I also like to use a Nordic type of walking pole when out on uneven ground or where any slopes are encountered, especially downward ones!. Reading that you have recently started to use one when walking the dog I wonder if I may offer some advice on holding the pole... sorry if you know it as if you have ever been a skier you will know this already :wink: It is important to hold the pole in the right way , then if you stumble you will find that the pole and the loop on the handle will really help to support you..

I started to write about it how to hold it then thought "youtube"... sure enough there is a video of how to hold one :-





 <<linky

There is lots of advice too on which hand to hold the stick in if you only use one stick or pole... the advice is to have the stick in the opposite hand to the bad leg, so for you with a dodgy left knee according to this advice you should use the stick in your right hand ..... except it does not seem to work like that for me :roll: ....give it a try though :wink:

Mike


----------



## Lesleykh (Apr 13, 2009)

I've gone for an adjustable stick with a pretty pattern, rather than a folding one, on the basis that I need something sturdy.

Thanks for the link Mike. Needless to say I've been holding the loop the wrong way! 

I do hold it int the correct hand though, which works for me with the Nordic stick outdoors - especially going downhill. 

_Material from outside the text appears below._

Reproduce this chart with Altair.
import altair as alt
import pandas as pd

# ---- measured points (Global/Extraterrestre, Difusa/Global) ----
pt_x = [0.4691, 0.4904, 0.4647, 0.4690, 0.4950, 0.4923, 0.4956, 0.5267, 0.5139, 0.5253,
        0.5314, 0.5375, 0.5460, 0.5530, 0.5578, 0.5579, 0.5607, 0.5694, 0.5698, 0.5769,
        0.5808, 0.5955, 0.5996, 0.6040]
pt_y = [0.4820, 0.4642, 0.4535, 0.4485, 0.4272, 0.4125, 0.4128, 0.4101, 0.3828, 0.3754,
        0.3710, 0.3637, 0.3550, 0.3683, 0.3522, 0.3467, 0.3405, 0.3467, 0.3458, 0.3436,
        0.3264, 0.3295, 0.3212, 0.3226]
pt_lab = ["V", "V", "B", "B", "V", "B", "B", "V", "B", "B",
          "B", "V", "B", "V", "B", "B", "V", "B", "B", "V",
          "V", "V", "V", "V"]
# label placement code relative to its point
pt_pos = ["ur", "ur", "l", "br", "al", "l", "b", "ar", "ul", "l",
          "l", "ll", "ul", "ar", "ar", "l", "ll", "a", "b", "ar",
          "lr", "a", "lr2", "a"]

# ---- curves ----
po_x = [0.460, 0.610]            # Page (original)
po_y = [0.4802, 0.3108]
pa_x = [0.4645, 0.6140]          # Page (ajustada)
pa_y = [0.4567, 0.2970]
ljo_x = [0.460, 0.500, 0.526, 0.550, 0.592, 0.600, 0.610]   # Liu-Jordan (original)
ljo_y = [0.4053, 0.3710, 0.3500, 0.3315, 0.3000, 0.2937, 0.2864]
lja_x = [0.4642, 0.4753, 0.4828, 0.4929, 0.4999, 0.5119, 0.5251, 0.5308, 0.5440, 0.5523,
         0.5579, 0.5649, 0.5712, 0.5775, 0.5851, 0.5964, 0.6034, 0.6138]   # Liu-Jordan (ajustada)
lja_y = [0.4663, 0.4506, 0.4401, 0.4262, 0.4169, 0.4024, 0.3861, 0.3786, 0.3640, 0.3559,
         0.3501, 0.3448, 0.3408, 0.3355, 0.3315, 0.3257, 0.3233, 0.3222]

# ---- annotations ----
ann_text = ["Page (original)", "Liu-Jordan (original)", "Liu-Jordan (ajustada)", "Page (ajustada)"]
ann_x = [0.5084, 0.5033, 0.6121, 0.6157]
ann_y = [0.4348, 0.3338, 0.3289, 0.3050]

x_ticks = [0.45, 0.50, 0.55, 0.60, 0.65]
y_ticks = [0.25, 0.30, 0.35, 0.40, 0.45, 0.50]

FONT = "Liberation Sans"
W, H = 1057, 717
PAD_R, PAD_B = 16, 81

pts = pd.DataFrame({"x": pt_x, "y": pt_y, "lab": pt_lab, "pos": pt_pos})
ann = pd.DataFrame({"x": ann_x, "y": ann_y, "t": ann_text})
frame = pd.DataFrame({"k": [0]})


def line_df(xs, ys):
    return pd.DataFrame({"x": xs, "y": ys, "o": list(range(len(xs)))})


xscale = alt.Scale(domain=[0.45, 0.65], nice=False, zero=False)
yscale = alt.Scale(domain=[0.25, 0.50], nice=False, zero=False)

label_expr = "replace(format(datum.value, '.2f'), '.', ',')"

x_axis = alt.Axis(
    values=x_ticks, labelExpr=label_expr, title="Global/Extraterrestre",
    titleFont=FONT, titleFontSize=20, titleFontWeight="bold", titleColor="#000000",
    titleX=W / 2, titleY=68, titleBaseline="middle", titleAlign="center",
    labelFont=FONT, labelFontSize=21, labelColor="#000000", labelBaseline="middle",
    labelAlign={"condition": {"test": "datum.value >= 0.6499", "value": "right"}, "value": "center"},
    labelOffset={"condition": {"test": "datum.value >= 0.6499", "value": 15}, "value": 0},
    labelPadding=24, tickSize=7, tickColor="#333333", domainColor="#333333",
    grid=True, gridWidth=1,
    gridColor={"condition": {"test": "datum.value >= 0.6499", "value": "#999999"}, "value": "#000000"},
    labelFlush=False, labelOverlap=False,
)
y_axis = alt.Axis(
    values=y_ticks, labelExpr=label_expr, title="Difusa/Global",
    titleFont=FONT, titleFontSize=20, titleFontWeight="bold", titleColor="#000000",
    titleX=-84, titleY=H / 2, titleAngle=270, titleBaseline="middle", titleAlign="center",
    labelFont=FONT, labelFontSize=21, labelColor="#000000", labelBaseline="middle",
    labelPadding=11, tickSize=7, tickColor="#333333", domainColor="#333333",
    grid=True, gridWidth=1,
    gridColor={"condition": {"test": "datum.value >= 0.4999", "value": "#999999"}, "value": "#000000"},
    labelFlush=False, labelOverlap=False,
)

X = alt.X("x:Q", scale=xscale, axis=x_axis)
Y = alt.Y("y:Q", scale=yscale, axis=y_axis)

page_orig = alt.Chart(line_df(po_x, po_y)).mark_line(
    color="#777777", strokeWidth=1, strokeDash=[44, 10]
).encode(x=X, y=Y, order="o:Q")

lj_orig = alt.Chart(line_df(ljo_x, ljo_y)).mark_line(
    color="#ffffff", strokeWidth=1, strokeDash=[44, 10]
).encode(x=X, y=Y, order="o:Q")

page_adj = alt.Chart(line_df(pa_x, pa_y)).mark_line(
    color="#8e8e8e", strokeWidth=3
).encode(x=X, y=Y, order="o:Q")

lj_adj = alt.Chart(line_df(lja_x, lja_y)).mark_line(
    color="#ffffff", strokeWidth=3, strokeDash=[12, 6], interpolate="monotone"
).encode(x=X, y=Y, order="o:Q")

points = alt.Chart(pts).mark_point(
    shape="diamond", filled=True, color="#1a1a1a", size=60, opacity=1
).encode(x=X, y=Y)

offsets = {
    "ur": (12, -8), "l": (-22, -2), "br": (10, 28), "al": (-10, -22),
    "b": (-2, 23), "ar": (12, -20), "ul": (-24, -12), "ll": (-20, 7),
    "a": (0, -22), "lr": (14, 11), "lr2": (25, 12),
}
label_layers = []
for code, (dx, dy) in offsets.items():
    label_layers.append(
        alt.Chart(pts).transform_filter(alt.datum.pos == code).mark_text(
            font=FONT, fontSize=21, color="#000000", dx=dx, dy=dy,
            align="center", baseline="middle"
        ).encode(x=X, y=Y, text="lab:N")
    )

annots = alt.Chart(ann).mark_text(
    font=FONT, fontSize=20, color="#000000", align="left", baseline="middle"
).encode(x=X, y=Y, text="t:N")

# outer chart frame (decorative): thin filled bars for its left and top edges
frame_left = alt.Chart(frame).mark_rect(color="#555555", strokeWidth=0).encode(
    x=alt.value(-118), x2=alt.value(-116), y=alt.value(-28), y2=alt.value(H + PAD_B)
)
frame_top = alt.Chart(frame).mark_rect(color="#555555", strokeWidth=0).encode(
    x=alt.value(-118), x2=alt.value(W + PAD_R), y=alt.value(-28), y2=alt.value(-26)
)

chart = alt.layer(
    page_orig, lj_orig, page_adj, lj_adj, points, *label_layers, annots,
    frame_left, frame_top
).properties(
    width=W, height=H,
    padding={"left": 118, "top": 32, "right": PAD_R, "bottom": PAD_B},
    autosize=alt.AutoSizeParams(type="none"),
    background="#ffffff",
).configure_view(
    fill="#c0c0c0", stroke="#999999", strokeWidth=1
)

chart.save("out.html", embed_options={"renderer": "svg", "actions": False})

I've been using the second Nordic stick, very much shortened, indoors, to help when I get up after long periods at my desk, when I really stiffen up. However, using it on the opposite side to my worst knee is useless. I seem to need it right next to the bad knee to reduce the pressure I'm putting on it, even though this is contrary to any advice I've read.

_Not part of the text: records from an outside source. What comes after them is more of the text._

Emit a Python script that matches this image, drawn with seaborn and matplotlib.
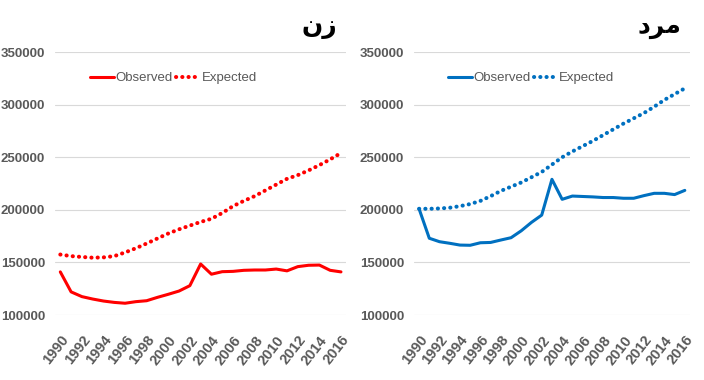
import pandas as pd
import matplotlib
matplotlib.use("Agg")
import matplotlib.pyplot as plt
import seaborn as sns

years = list(range(1990, 2017))

# women (زن)
female_observed = [141000, 122000, 117500, 115200, 113300, 112000, 111200, 112700, 113600,
                   116800, 119700, 122800, 127900, 148500, 138800, 141200, 141500, 142500,
                   142800, 142800, 143700, 142000, 146000, 147300, 147500, 142500, 141000]
female_expected = [157500, 156000, 155200, 154500, 154800, 156000, 159500, 163500, 168000,
                   172800, 177500, 181500, 185000, 188500, 191500, 197000, 203500, 208500,
                   213000, 218500, 224000, 229500, 233000, 237500, 242500, 248000, 254000]

# men (مرد)
male_observed = [201000, 173000, 169700, 168200, 166500, 166300, 168700, 169000, 171300,
                 173500, 180100, 188100, 195000, 229000, 210000, 213100, 212700, 212300,
                 211700, 211700, 211000, 211000, 213500, 215700, 215700, 214500, 218500]
male_expected = [201000, 201000, 201300, 202000, 203500, 205500, 208500, 213000, 218000,
                 222000, 226000, 231000, 236000, 243000, 250000, 255500, 260500, 265500,
                 271000, 276500, 282000, 287000, 292000, 298000, 304500, 310000, 315500]

series_labels = ["Observed", "Expected"]
y_ticks = [100000, 150000, 200000, 250000, 300000, 350000]
x_ticks = years[::2]

# titles in visual order, Arabic presentation forms (matplotlib does no shaping)
title_female = "\uFEE5\uFEAF"        # زن
title_male = "\uFEA9\uFEAE\uFEE3"    # مرد

sns.set_style("white")
plt.rcParams["font.family"] = ["Liberation Sans", "DejaVu Sans"]

fig = plt.figure(figsize=(7.04, 3.8), dpi=100)
ax1 = fig.add_axes([0.078, 0.171, 0.414, 0.692])
ax2 = fig.add_axes([0.588, 0.171, 0.392, 0.692])

panels = [
    (ax1, female_observed, female_expected, "#FF0000", title_female),
    (ax2, male_observed, male_expected, "#0070C0", title_male),
]

for ax, obs, exp, color, title in panels:
    df = pd.DataFrame({"year": years, "obs": obs, "exp": exp})
    sns.lineplot(data=df, x="year", y="obs", ax=ax, color=color, linewidth=2.2,
                 label=series_labels[0])
    sns.lineplot(data=df, x="year", y="exp", ax=ax, color=color, linewidth=2.9,
                 linestyle=(0, (0.05, 1.5)), dash_capstyle="round", label=series_labels[1])
    ax.set_xlim(1989.5, 2016.5)
    ax.set_ylim(100000, 350000)
    ax.set_yticks(y_ticks)
    ax.set_xticks(x_ticks)
    ax.set_yticklabels([str(v) for v in y_ticks], fontsize=9.5, color="#595959",
                       fontweight="bold")
    ax.set_xticklabels([str(v) for v in x_ticks], fontsize=10.5, color="#595959",
                       fontweight="bold", rotation=52, ha="right", rotation_mode="anchor")
    ax.grid(axis="y", color="#D9D9D9", linewidth=0.8)
    ax.set_axisbelow(True)
    for s in ax.spines.values():
        s.set_visible(False)
    ax.tick_params(axis="y", length=0, pad=7)
    ax.tick_params(axis="x", length=0, pad=13)
    ax.set_xlabel("")
    ax.set_ylabel("")
    leg = ax.legend(loc="center left", bbox_to_anchor=(0.08, 0.9), ncol=2, frameon=False,
                    fontsize=9.5, handlelength=1.8, handletextpad=0.15, columnspacing=0.2)
    for t in leg.get_texts():
        t.set_color("#595959")
    ax.text(0.97, 1.05, title, transform=ax.transAxes, ha="right", va="bottom",
            fontsize=18, fontweight="bold", family="DejaVu Sans", color="black")

fig.savefig("out.png", dpi=100)
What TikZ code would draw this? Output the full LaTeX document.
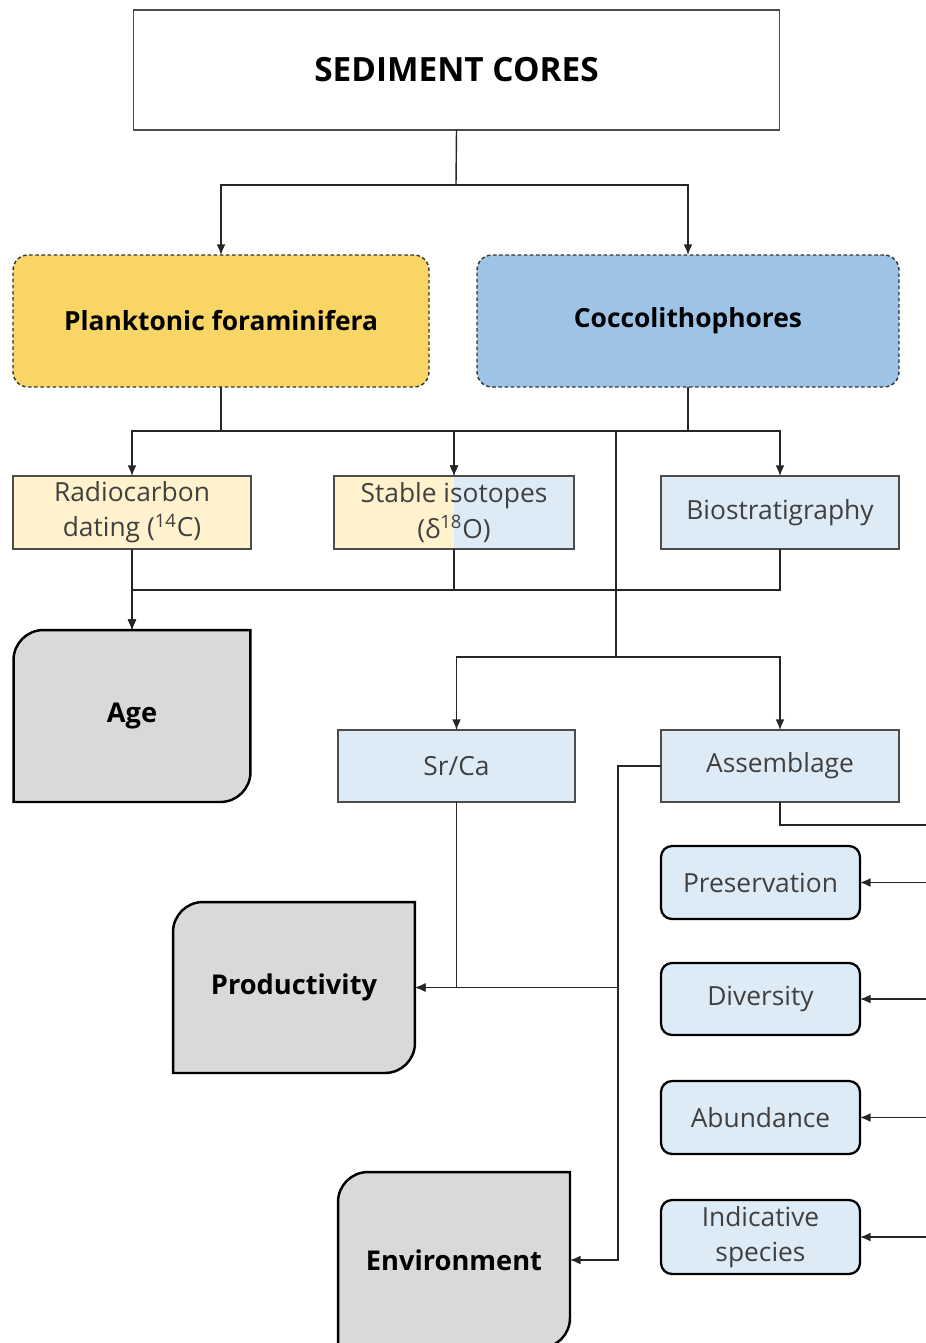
\documentclass[tikz,border=0pt]{standalone}
\usepackage{fontspec}
\setmainfont{Open Sans}
\usetikzlibrary{arrows.meta,backgrounds}
\definecolor{ForamClr}{RGB}{249,213,102}
\definecolor{CoccoClr}{RGB}{157,195,230}
\definecolor{ForamLight}{RGB}{255,242,204}
\definecolor{CoccoLight}{RGB}{221,235,247}
\definecolor{OutClr}{RGB}{217,217,217}

\newcommand{\outshape}[1]{%
  \filldraw[outline] (#1.south west) -- ([yshift=-0.6cm]#1.north west)
    arc[start angle=180,end angle=90,radius=0.6cm] -- (#1.north east)
    -- ([yshift=0.6cm]#1.south east)
    arc[start angle=0,end angle=-90,radius=0.6cm] -- cycle;}

\begin{document}
\begin{tikzpicture}[x=0.02cm,y=-0.02cm,
  every node/.style={outer sep=0pt,align=center,font=\fontsize{15}{20}\selectfont},
  line/.style={draw=black!85,line width=0.8pt},
  arr/.style={line,-{Latex[length=6pt,width=5pt]}},
  title/.style={draw=black!70,line width=0.6pt,minimum width=12.94cm,minimum height=2.4cm,
    font=\fontsize{19}{23}\selectfont\bfseries},
  group/.style={draw=black!80,dash pattern=on 2pt off 1.5pt,line width=0.8pt,
    rounded corners=0.3cm,minimum height=2.64cm,font=\fontsize{15}{19}\selectfont\bfseries},
  method/.style={draw=black!70,line width=0.7pt,fill=CoccoLight,inner sep=0pt,
    minimum width=4.76cm,minimum height=1.46cm,text=black!75},
  halfed/.style={path picture={\fill[ForamLight] (path picture bounding box.south west)
    rectangle (path picture bounding box.north);}},
  proxy/.style={draw=black,line width=1.3pt,rounded corners=0.22cm,fill=CoccoLight,inner sep=0pt,
    minimum width=3.98cm,minimum height=1.46cm,text=black!75},
  outcome/.style={minimum width=4.74cm,minimum height=3.44cm,
    font=\fontsize{15.5}{19}\selectfont\bfseries},
  outline/.style={draw=black,line width=1.4pt,fill=OutClr}]
\useasboundingbox (0,0) rectangle (926,1343);

\node[title] (cores) at (456.5,70) {SEDIMENT CORES};
\node[group,fill=ForamClr,minimum width=8.32cm] (foram) at (221,321) {Planktonic foraminifera};
\node[group,fill=CoccoClr,minimum width=8.44cm] (cocco) at (688,321) {Coccolithophores};

\node[method,fill=ForamLight] (radio) at (132,512.5) {Radiocarbon\\dating (\textsuperscript{14}C)};
\node[method,minimum width=4.8cm,halfed] (stable) at (454,512.5) {Stable isotopes\\(δ\textsuperscript{18}O)};
\node[method] (bio) at (780,512.5) {Biostratigraphy};

\node[outcome] (age) at (132,716) {Age};
\node[method,minimum width=4.74cm,minimum height=1.44cm] (srca) at (456.5,766) {Sr/Ca};
\node[method,minimum height=1.44cm] (assem) at (780,766) {Assemblage};

\node[proxy] (pres) at (760.5,882.5) {Preservation};
\node[proxy,minimum height=1.44cm] (div) at (760.5,999) {Diversity};
\node[proxy] (abund) at (760.5,1117.5) {Abundance};
\node[proxy,minimum height=1.48cm] (indic) at (760.5,1237) {Indicative\\species};

\node[outcome,minimum width=4.84cm,minimum height=3.42cm] (prod) at (294,987.5) {Productivity};
\node[outcome,minimum width=4.64cm,minimum height=3.52cm] (env) at (454,1260) {Environment};

\begin{scope}[on background layer]
\foreach \n in {age,prod,env} {\outshape{\n}}
\end{scope}

\coordinate (split) at (456,185);
\draw[line] (cores.south) -- (split);
\draw[arr] (split) -| (foram.north);
\draw[arr] (split) -| (cocco.north);

\draw[arr] (foram.south) -- ++(0,44) -| (radio.north);
\draw[arr] (foram.south) -- ++(0,44) -| (stable.north);
\draw[arr] (cocco.south) -- ++(0,44) -| (stable.north);
\draw[arr] (cocco.south) -- ++(0,44) -| (bio.north);

\coordinate (fork) at (616,431);
\coordinate (drop) at (616,657);
\draw[line] (fork) -- (drop);
\draw[arr] (drop) -| (srca.north);
\draw[arr] (drop) -| (assem.north);

\draw[arr] (radio.south) -- (age.north);
\draw[arr] (stable.south) -- ++(0,41) -| (age.north);
\draw[arr] (bio.south) -- ++(0,41) -| (age.north);

\draw[arr] (srca.south) |- (prod.east);
\draw[arr] (assem.west) -- ++(-43,0) |- (prod.east);
\draw[arr] (assem.west) -- ++(-43,0) |- (env.east);

\coordinate (rail) at (945,825);
\draw[line] (assem.south) |- (rail);
\foreach \n in {pres,div,abund,indic} \draw[arr] (rail) |- (\n.east);

\end{tikzpicture}
\end{document}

I hope my new stick arrives before we go away at the weekend.

Lesley


----------



## Remus (Feb 10, 2011)

Why not stick (sorry) with the hiking pole? You said it has proved helpful. There are many different patterns so it shouldn't be hard to find one with the right looks. I've been using one occasionally for years. It's had some rough treatment, swishing nettles, hooking blackberry branches into grabbing distance, poking things in hedgerows, etc. I'm 13 stone and the stick is still in perfect condition. For street use just use the rubber tip that fits on. Leki is a good brand. I don't actually need a stick, I got mine for country walking but I've noticed quite a few people who obviously do need a stick using hiking poles. "Proper" walking sticks look a bit pensioner-ish, hiking poles don't. Perhaps have a traditional walking stick for household use, just to save marking the floor.


----------



## Lesleykh (Apr 13, 2009)

Remus said:


> Perhaps have a traditional walking stick for household use, just to save marking the floor.


Yes, and down the gym, where they really didn't like the hiking pole, even with the rubber foot. Maybe they thought I was going to take it with me on the treadmill!

Lesley


----------



## addyjarell (Jun 27, 2014)

The most important thing when choosing a walking stick is to get the correct height. It is important to find out more about the measurements of a walking stick on a website before you buy because sometimes the measurements shown describe the total height.


----------



## rayrecrok (Nov 21, 2008)

Hey up.

Sandra uses a stick when taking fat dog for a walk, she has two the main one literally a stick she picked up in Markadia Portugal about 5 years ago, I whipped some string round the top 6 inches to make a handle to hold, and some more at the other end to stop it splitting... It's indestructible full of character splits and knots and she wouldn't be without it..

Her other "Posh" stick was whittled once again from a stick in Portugal at Pego du Altar by Arthur a guy who lives there wild camping most of the year, he is the one with the tag axle Hobby which over looks the valley next to the Barragem, it is a work of art, any knots that stick out he carves into little pigs heads, all the stick is carved with decorations, he spends hours sat outside whittling them for anybody who wants one.. He charged us 15 euros for ours and it took him three days to do it.

ray


----------



## Lesleykh (Apr 13, 2009)

Thanks for your recent comments, but I got my stick last year. I still walk the dog with a hiking stick, but I've been doing physio exercises in prep for a knee replacement and I have to say I am walking so much better these days. I still have some knee pain, but I'm walking the dog further and for longer.


----------



## Zebedee (Oct 3, 2007)

It's a long way to go for a stick Lesley - Portugal that is!! :roll:


----------



## rayrecrok (Nov 21, 2008)

> Zebedee"]It's a long way to go for a stick Lesley - Portugal that is!! :roll:


Hey up...

Nah it's just down the road a bit to us that get around :wink: .

ray.


----------